In 1960 one of Adam’s sons dedicated a modest drinking fountain in Allan Gardens in Toronto to his memory. The inscription, “Author and Historian of Early Toronto,” is misleading and inadequate, but consistent, in its pedestrian way, with the downward turn in Adam’s life after he left Canada. In the earlier years, however, next to Smith (and the exception bears weight) Adam was probably the most influential literary figure of the immediate post-confederation period writing in English in Canada. He was in fact a kind of vade-mecum for all matters pertaining to the writing and publishing of books, both within the country and abroad, during these years.
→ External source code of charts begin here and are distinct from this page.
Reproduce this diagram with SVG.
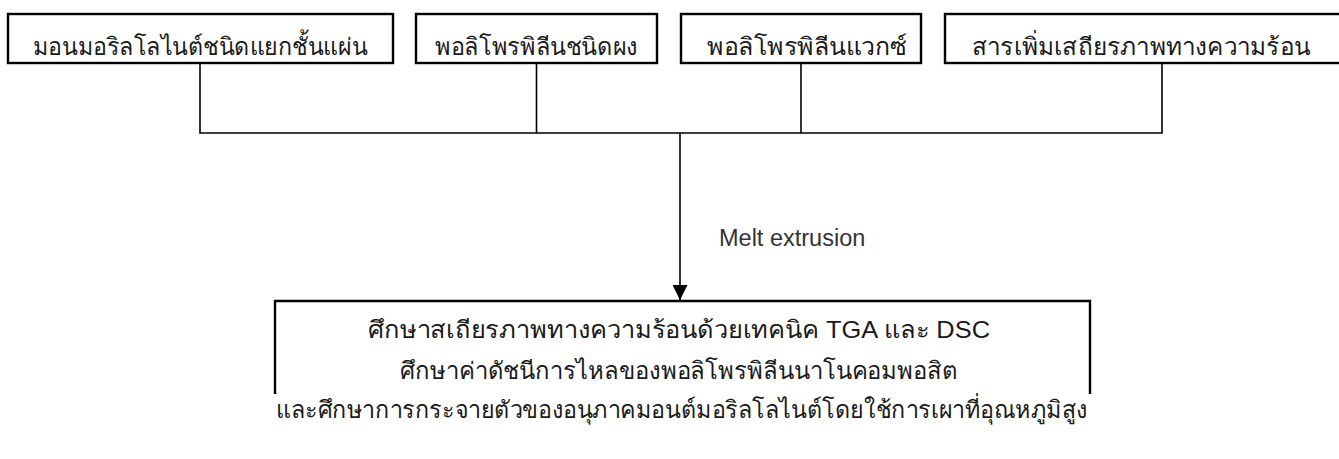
<svg xmlns="http://www.w3.org/2000/svg" width="1339" height="459" viewBox="0 0 1339 459">
<style>
.box{fill:#fff;stroke:#000;stroke-width:2.4}
.t{font-family:"Liberation Sans",sans-serif;font-size:24px;font-weight:300;fill:#1a1a1a;text-anchor:middle}
.lbl{font-family:"Liberation Sans",sans-serif;font-size:23.5px;fill:#333}
.c{fill:none;stroke:#000;stroke-width:1.6}
</style>
<defs>
<marker id="arr" markerWidth="15" markerHeight="15" refX="15" refY="7.5" orient="auto" markerUnits="userSpaceOnUse">
<path d="M0,0 L15,7.5 L0,15 Z" fill="#000"/>
</marker>
</defs>
<rect width="1339" height="459" fill="#fff"/>
<g id="connectors">
<path class="c" d="M200,63 V133 H1162 V63"/>
<path class="c" d="M536.5,63 V133"/>
<path class="c" d="M801,63 V133"/>
<path class="c" d="M680,133 V300" marker-end="url(#arr)"/>
<text class="lbl" x="719" y="246">Melt extrusion</text>
</g>
<g id="n1">
<rect class="box" x="8" y="14" width="385" height="49"/>
<text class="t" x="200" y="55" textLength="334" lengthAdjust="spacingAndGlyphs">มอนมอริลโลไนต์ชนิดแยกชั้นแผ่น</text>
</g>
<g id="n2">
<rect class="box" x="416" y="14" width="241" height="49"/>
<text class="t" x="536.5" y="55" textLength="203" lengthAdjust="spacingAndGlyphs">พอลิโพรพิลีนชนิดผง</text>
</g>
<g id="n3">
<rect class="box" x="681" y="14" width="240" height="49"/>
<text class="t" x="807" y="55" textLength="200" lengthAdjust="spacingAndGlyphs">พอลิโพรพิลีนแวกซ์</text>
</g>
<g id="n4">
<rect class="box" x="945" y="14" width="440" height="49"/>
<text class="t" x="1141" y="55" textLength="338" lengthAdjust="spacingAndGlyphs">สารเพิ่มเสถียรภาพทางความร้อน</text>
</g>
<g id="n5">
<path class="box" fill="none" d="M275,394 V301 H1090 V394"/>
<text class="t" x="679" y="338" textLength="622" lengthAdjust="spacingAndGlyphs">ศึกษาสเถียรภาพทางความร้อนด้วยเทคนิค TGA และ DSC</text>
<text class="t" x="679" y="379" textLength="558" lengthAdjust="spacingAndGlyphs">ศึกษาค่าดัชนีการไหลของพอลิโพรพิลีนนาโนคอมพอสิต</text>
<text class="t" x="682" y="418" textLength="812" lengthAdjust="spacingAndGlyphs">และศึกษาการกระจายตัวของอนุภาคมอนต์มอริลโลไนต์โดยใช้การเผาที่อุณหภูมิสูง</text>
</g>
</svg>
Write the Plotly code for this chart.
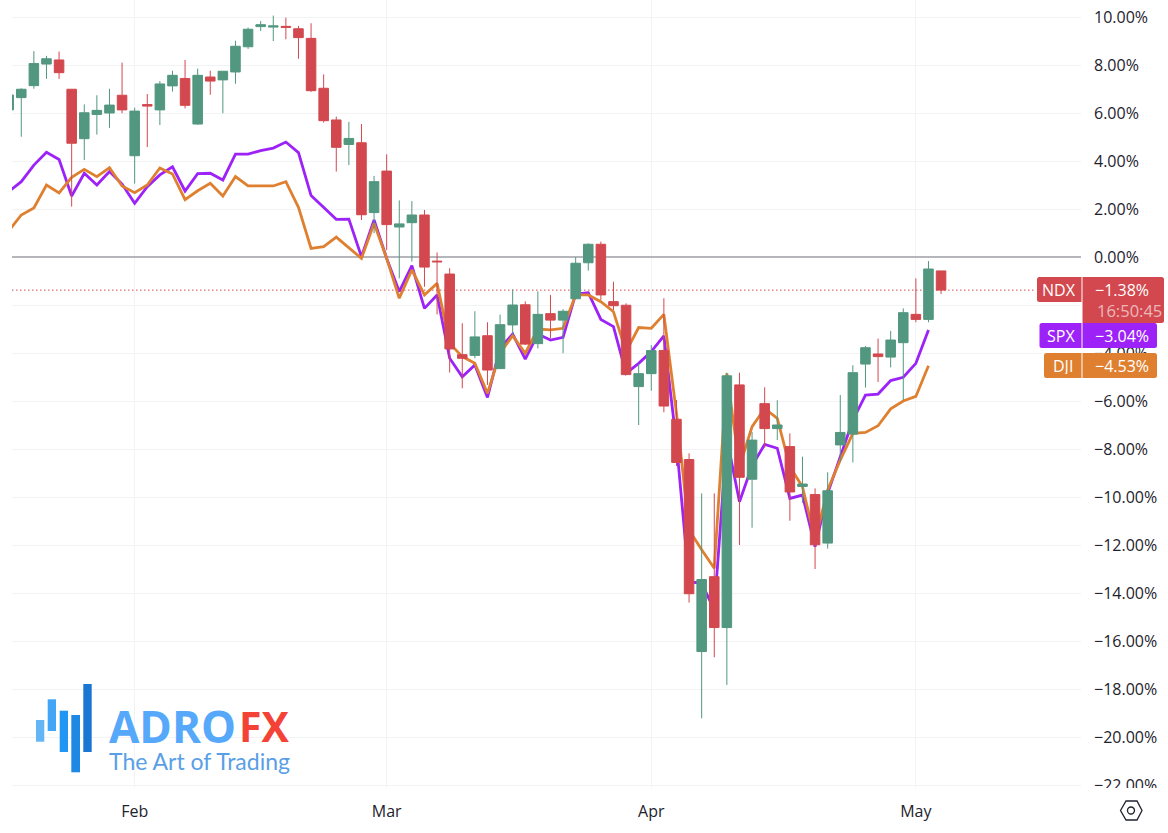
import plotly.graph_objects as go

# NDX candles (percent change), one row per session
ndx_open = [6.13,6.64,7.14,8.04,8.21,6.99,4.93,5.94,6.00,6.74,4.22,6.35,6.13,7.13,7.44,5.54,7.50,7.38,7.71,8.76,
            9.60,9.58,9.61,9.51,9.11,7.03,5.71,4.69,4.76,1.85,3.58,1.25,1.43,1.75,-0.17,-0.71,-4.07,-4.10,-3.28,-4.65,
            -2.83,-1.99,-3.61,-2.36,-2.63,-1.74,-0.24,0.53,-1.86,-2.01,-5.40,-4.86,-3.90,-6.76,-8.44,-16.44,-13.32,-15.44,-5.33,-9.26,
            -6.11,-7.15,-7.90,-9.56,-9.90,-11.92,-7.83,-7.38,-4.46,-4.04,-4.17,-3.57,-2.39,-2.60,-0.58]
ndx_high = [6.75,7.03,8.58,8.38,8.56,6.99,6.36,6.74,7.01,8.10,6.22,6.79,7.33,7.76,8.21,7.85,7.76,7.74,9.01,9.56,
            9.83,10.06,9.97,9.63,9.74,7.61,5.85,5.63,5.54,3.38,4.28,2.36,2.33,1.96,0.19,-0.47,-2.76,-2.26,-2.72,-2.40,
            -1.35,-1.85,-1.43,-1.58,-2.17,-0.01,0.57,0.64,-1.03,-1.93,-4.46,-3.67,-1.72,-5.96,-8.18,-9.85,-9.85,-4.82,-4.82,-7.29,
            -5.43,-5.97,-7.35,-8.32,-9.64,-8.97,-5.75,-4.51,-3.71,-3.40,-3.08,-2.14,-0.89,-0.17,-0.58]
ndx_low = [6.13,5.01,7.01,7.42,7.42,2.10,4.04,5.10,5.38,5.99,3.06,4.58,5.50,6.89,6.19,5.51,6.76,5.99,7.22,8.67,
           9.42,9.00,9.07,8.26,6.88,5.60,3.56,3.83,1.54,0.99,0.29,-0.89,-0.19,-1.24,-2.39,-4.81,-5.47,-4.22,-5.33,-4.67,
           -3.25,-3.67,-3.81,-3.39,-4.01,-1.74,-0.57,-1.79,-2.21,-4.92,-7.00,-5.57,-6.47,-8.71,-14.40,-19.22,-16.68,-17.83,-12.00,-11.28,
           -7.94,-7.63,-10.99,-10.24,-13.00,-12.15,-8.55,-8.56,-5.44,-5.21,-4.60,-5.96,-2.72,-2.72,-1.54]
ndx_close = [6.75,6.99,8.06,8.26,7.68,4.74,6.01,6.11,6.33,6.13,6.08,6.29,7.21,7.57,6.32,7.57,7.33,7.74,8.78,9.49,
             9.68,9.63,9.57,9.14,6.93,5.68,4.57,4.94,1.76,3.14,1.35,1.38,1.75,-0.42,-0.20,-3.83,-4.22,-3.33,-4.71,-2.82,
             -2.00,-3.63,-2.39,-2.63,-2.26,-0.26,0.53,-1.58,-2.03,-4.90,-4.86,-3.90,-6.21,-8.56,-14.03,-13.44,-15.44,-4.95,-9.18,-7.63,
             -7.15,-7.00,-9.79,-9.46,-11.99,-9.74,-7.31,-4.82,-3.78,-4.15,-3.46,-2.32,-2.60,-0.50,-1.38]

spx = [2.72,3.14,3.83,4.36,4.06,2.54,3.49,3.00,3.56,3.04,2.24,2.93,3.42,3.76,2.75,3.47,3.49,3.21,4.29,4.29,
       4.43,4.54,4.79,4.35,2.56,2.07,1.57,1.58,0.01,1.54,-0.06,-1.44,-0.36,-2.14,-1.58,-4.22,-4.99,-4.50,-5.85,-3.80,
       -3.21,-4.26,-3.21,-3.46,-3.35,-1.54,-1.49,-2.60,-2.90,-4.85,-4.43,-3.94,-3.29,-7.76,-13.53,-13.60,-14.70,-7.56,-10.20,-8.70,
       -7.81,-7.97,-10.06,-9.92,-12.07,-9.85,-8.32,-6.80,-5.75,-5.71,-5.15,-5.01,-4.43,-3.04]
dji = [1.08,1.75,2.04,3.00,2.67,3.32,3.65,3.35,3.72,2.96,2.68,3.00,3.71,3.46,2.39,2.76,3.07,2.54,3.35,2.96,
       2.96,2.96,3.14,2.07,0.36,0.43,0.83,0.40,-0.06,1.40,-0.06,-1.72,-0.54,-1.58,-1.10,-3.60,-4.15,-4.43,-5.68,-4.01,
       -3.28,-4.01,-3.00,-3.04,-2.97,-1.58,-1.58,-1.86,-2.28,-3.94,-2.94,-2.97,-2.39,-6.51,-11.38,-12.20,-12.97,-4.85,-8.74,-7.07,
       -6.31,-6.72,-8.74,-9.57,-11.79,-9.71,-8.46,-7.35,-7.31,-7.03,-6.33,-6.00,-5.81,-4.53]

sessions = list(range(len(ndx_close)))
month_positions = [10, 30, 51, 72]
month_labels = ["Feb", "Mar", "Apr", "May"]
percent_ticks = [10, 8, 6, 4, 2, 0, -2, -4, -6, -8, -10, -12, -14, -16, -18, -20, -22]
percent_labels = ["10.00%", "8.00%", "6.00%", "4.00%", "2.00%", "0.00%", "−2.00%", "−4.00%", "−6.00%", "−8.00%",
                  "−10.00%", "−12.00%", "−14.00%", "−16.00%", "−18.00%", "−20.00%", "−22.00%"]

RED, GREEN, PURPLE, ORANGE = "#D2484E", "#52977F", "#9C22F8", "#DF8030"
TEXT = "#1E222D"
FONT = "Open Sans"
W, H = 1168, 833
L, R, B = 12, 1081, 788
Y_RANGE = [(257 - B) / 24, 257 / 24]
X_RANGE = [(L - 8.67) / 12.6, (R - 8.67) / 12.6]


def xp(x):
    return (x - L) / (R - L)


def yp(y):
    return (B - y) / B


def rect(x0, y0, x1, y1, color, layer="above"):
    return dict(type="rect", xref="paper", yref="paper", x0=xp(x0), x1=xp(x1), y0=yp(y1), y1=yp(y0),
                fillcolor=color, line_width=0, layer=layer)


def rounded(x0, y0, x1, y1, color, left=True, right=True, r=2.5):
    rl, rr = (r if left else 0), (r if right else 0)
    p = (f"M {xp(x0 + rl)} {yp(y0)} L {xp(x1 - rr)} {yp(y0)} Q {xp(x1)} {yp(y0)} {xp(x1)} {yp(y0 + rr)} "
         f"L {xp(x1)} {yp(y1 - rr)} Q {xp(x1)} {yp(y1)} {xp(x1 - rr)} {yp(y1)} L {xp(x0 + rl)} {yp(y1)} "
         f"Q {xp(x0)} {yp(y1)} {xp(x0)} {yp(y1 - rl)} L {xp(x0)} {yp(y0 + rl)} Q {xp(x0)} {yp(y0)} {xp(x0 + rl)} {yp(y0)} Z")
    return dict(type="path", xref="paper", yref="paper", path=p, fillcolor=color, line_width=0, layer="above")


def text(x, y, s, size=16, color="white", family=FONT, anchor="center", bold=False, height=None):
    a = dict(xref="paper", yref="paper", x=xp(x), y=yp(y), text=f"<b>{s}</b>" if bold else s, showarrow=False,
             xanchor=anchor, yanchor="middle", font=dict(size=size, color=color, family=family),
             borderpad=0, borderwidth=0)
    if height:
        a["height"] = height
    return a


fig = go.Figure()
fig.add_trace(go.Scatter(x=sessions, y=spx, mode="lines", line=dict(color=PURPLE, width=2.8), yaxis="y", hoverinfo="skip"))
fig.add_trace(go.Scatter(x=sessions, y=dji, mode="lines", line=dict(color=ORANGE, width=2.8), yaxis="y", hoverinfo="skip"))
fig.add_trace(go.Candlestick(
    x=sessions, open=ndx_open, high=ndx_high, low=ndx_low, close=ndx_close, yaxis="y2",
    increasing=dict(line=dict(color=GREEN, width=1), fillcolor=GREEN),
    decreasing=dict(line=dict(color=RED, width=1), fillcolor=RED),
    whiskerwidth=0, hoverinfo="skip"))

shapes = [
    dict(type="line", xref="paper", yref="y", x0=0, x1=xp(1036), y0=ndx_close[-1], y1=ndx_close[-1],
         line=dict(color=RED, width=1, dash="1.5px,2.5px"), layer="below"),
    rect(1082, B, W, H, "white"),
    # price labels
    rounded(1037, 277, 1081.5, 302, RED, right=False),
    rounded(1082.5, 277, 1164, 323, RED, left=False),
    rounded(1039.5, 323, 1081.5, 348, PURPLE, right=False),
    rounded(1082.5, 323, 1157, 348, PURPLE, left=False),
    rounded(1044, 353, 1081.5, 378, ORANGE, right=False),
    rounded(1082.5, 353, 1157, 378, ORANGE, left=False),
    # logo bars
    rect(36, 720, 44.3, 741.7, "#64B5F6"),
    rect(47.7, 699.3, 56, 731, "#42A5F5"),
    rect(59.7, 710.7, 68, 752, "#2196F3"),
    rect(71.3, 715, 80, 772.3, "#1E88E5"),
    rect(83.3, 684, 91.7, 752, "#1976D2"),
    # settings icon
    dict(type="path", xref="paper", yref="paper", layer="above", line=dict(color=TEXT, width=1.3),
         path=(f"M {xp(1120.5)} {yp(810.5)} L {xp(1126)} {yp(801)} L {xp(1137)} {yp(801)} L {xp(1142)} {yp(810.5)} "
               f"L {xp(1137)} {yp(820)} L {xp(1126)} {yp(820)} Z")),
    dict(type="circle", xref="paper", yref="paper", layer="above", line=dict(color=TEXT, width=1.3),
         x0=xp(1127.5), x1=xp(1134.5), y0=yp(814), y1=yp(807)),
]

annotations = [
    text(1059, 289.5, "NDX", height=17),
    text(1122, 289.5, "−1.38%", height=17),
    text(1129.5, 310.5, "16:50:45", size=16.5, color="rgba(255,255,255,0.62)", height=17),
    text(1060.5, 335.5, "SPX", height=17),
    text(1122, 335.5, "−3.04%", height=17),
    text(1063, 365.5, "DJI", height=17),
    text(1122, 365.5, "−4.53%", height=17),
    text(109, 725.5, "ADRO", size=44, color="#56A8FA", anchor="left", bold=True),
    text(238.5, 725.5, "FX", size=41, color="#F44336", anchor="left", bold=True),
    text(109, 761, "The Art of Trading", size=23, color="#5A9FE6", anchor="left", family="Lato"),
]

fig.update_layout(
    width=W, height=H, showlegend=False, paper_bgcolor="white", plot_bgcolor="white",
    margin=dict(l=L, r=W - R, t=0, b=H - B, pad=0),
    boxgap=0.12, boxgroupgap=0.14,
    font=dict(family=FONT, size=16, color=TEXT),
    xaxis=dict(range=X_RANGE, tickmode="array", tickvals=month_positions, ticktext=month_labels,
               showgrid=True, gridcolor="#F2F3F4", gridwidth=1, zeroline=False, showline=False, ticks="",
               ticklabelstandoff=12, rangeslider=dict(visible=False), tickfont=dict(size=16)),
    yaxis=dict(range=Y_RANGE, side="right", tickmode="array", tickvals=percent_ticks, ticktext=percent_labels,
               showgrid=True, gridcolor="#F2F3F4", gridwidth=1, zeroline=True, zerolinecolor="#B4B6BC", zerolinewidth=1.5,
               showline=False, ticks="", ticklabelstandoff=12, tickfont=dict(size=16)),
    yaxis2=dict(range=Y_RANGE, overlaying="y", side="right", visible=False, showgrid=False, zeroline=False),
    shapes=shapes, annotations=annotations,
)

fig.write_html("out.html", config=dict(displayModeBar=False),
               post_script="document.body.style.margin='0';")
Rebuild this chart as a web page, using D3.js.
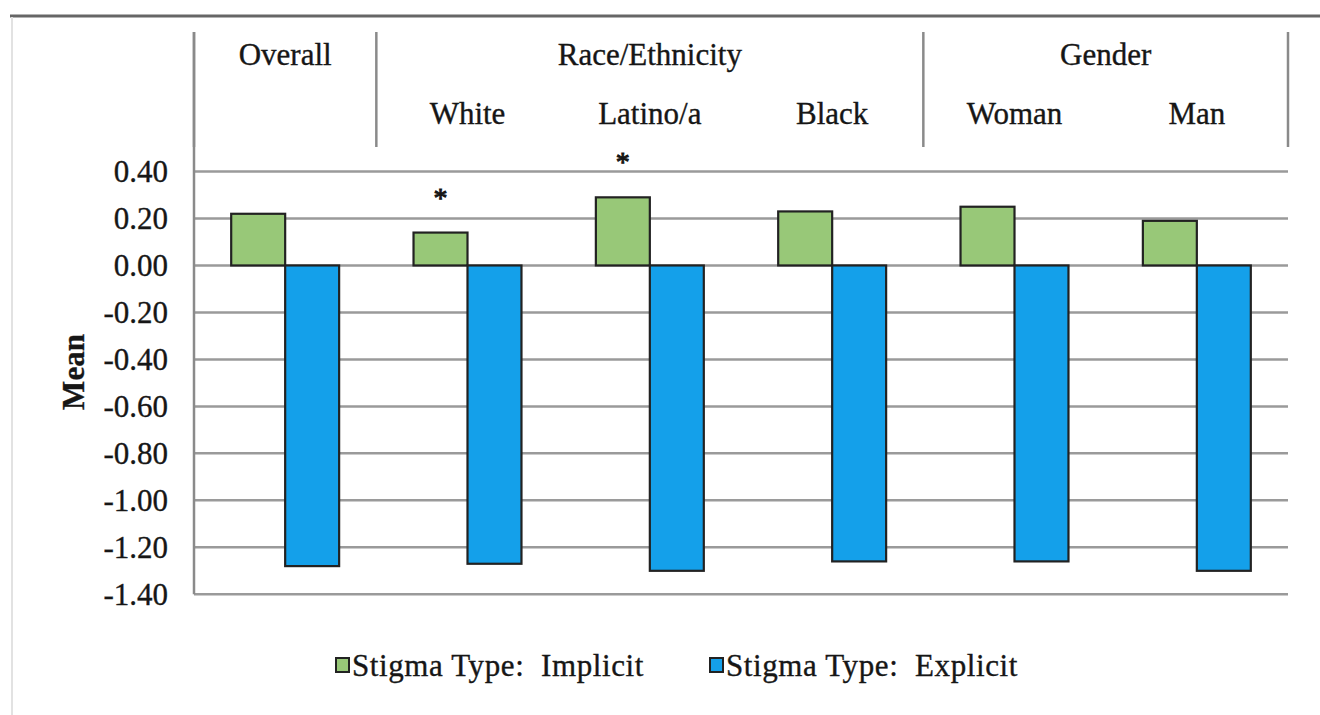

An early biographical source speaks of the debt which Canadian literature can never repay: “Literature the man loves, and it is not an exaggeration to say that his life has been consecrated to it. How bitter have been the fortunes of letters in Canada, is a fact only too well known, but Mr. Adam has always been fighting the literary fight, and when others have dropped out of the battle, he has kept up his courage.” The fact that Adam did in the end “drop out” is perhaps a measure of the difficulties he faced rather than of the man himself.